How would you rate the career path for aspiring rally drivers? Has the ERC’s Junior system worked?
The ERC is partnered with Eurosport and that’s definitely helped, especially now that there are cash prizes on offer for drivers that succeed; I’ll get a full 100,000 euros if I win the Under 27 Junior title this year and that will go a long way towards opening doors career wise, and that’s very important. If I’m able to win the ERC outright before I turn 28 then I’ll be rewarded with a one-off WRC drive in a WRC car, which is a fairly unique prize and one worth fighting hard for!

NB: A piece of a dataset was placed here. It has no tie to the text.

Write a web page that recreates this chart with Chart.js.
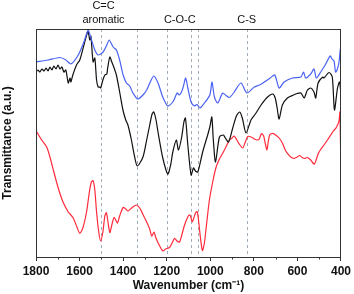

I’m only 22 at the moment so I have time on my side but there are so many variables – it’s important to keep career momentum, to keep moving forward and to show to be improving all the time, and the current career path has helped me to do this.
You association with Andrews Heat For Hire is great for many reasons, it must be nice to be linked with one of the most iconic sponsors in British rallying?
They’ve been brilliant to be involved and associated with and their support has helped me so much. It’s definitely a privilege to be working with such an iconic name, and Russell Brookes (Former British Rally Champion and Group B legend) who was supported by Andrews for 17 years has been hugely helpful as well.
What was it like driving the ex-Russell Brookes Manta 400?
So, so much fun! I’m obviously too young to remember the Group B cars first hand but I was over the moon to be given the chance to drive the Manta. I was impressed with how tough it was and how much power Opel managed to get from its 2.4 NA engine.
Who do you consider to be your biggest threat in the ERC 2WD championship this year?
Opel have been very dominant in the ERC 2WD championship for the last few seasons, so that means that my biggest rival is, and has been for a while, my team mate! This year I have 2 new team mates, Tamara Molinaro and Jari Huttunen. They’re both very quick and have a lot of seat time, Tamara is backed by Red Bull while Jari is backed and mentored by Marcus Grönholm so they must be good!
Am I right in saying you’ll be contesting ADAC Rally Deutschland in August?
I’ve tackled Rally Germany before and it’s fun, yes. It’s also a challenge as there are so many flat out straights that end in 90 degree corners meaning it pays to have a lot of local knowledge. Opel are due to announce two additional events outside of the ERC to my schedule, and both will be excellent opportunities.
You’ve got one rally car from any point in history, on any stage, in any country – which do you pick?
The new Citroen C3 WRC in Finland. I’m allowed to say that now that PSA owns Opel!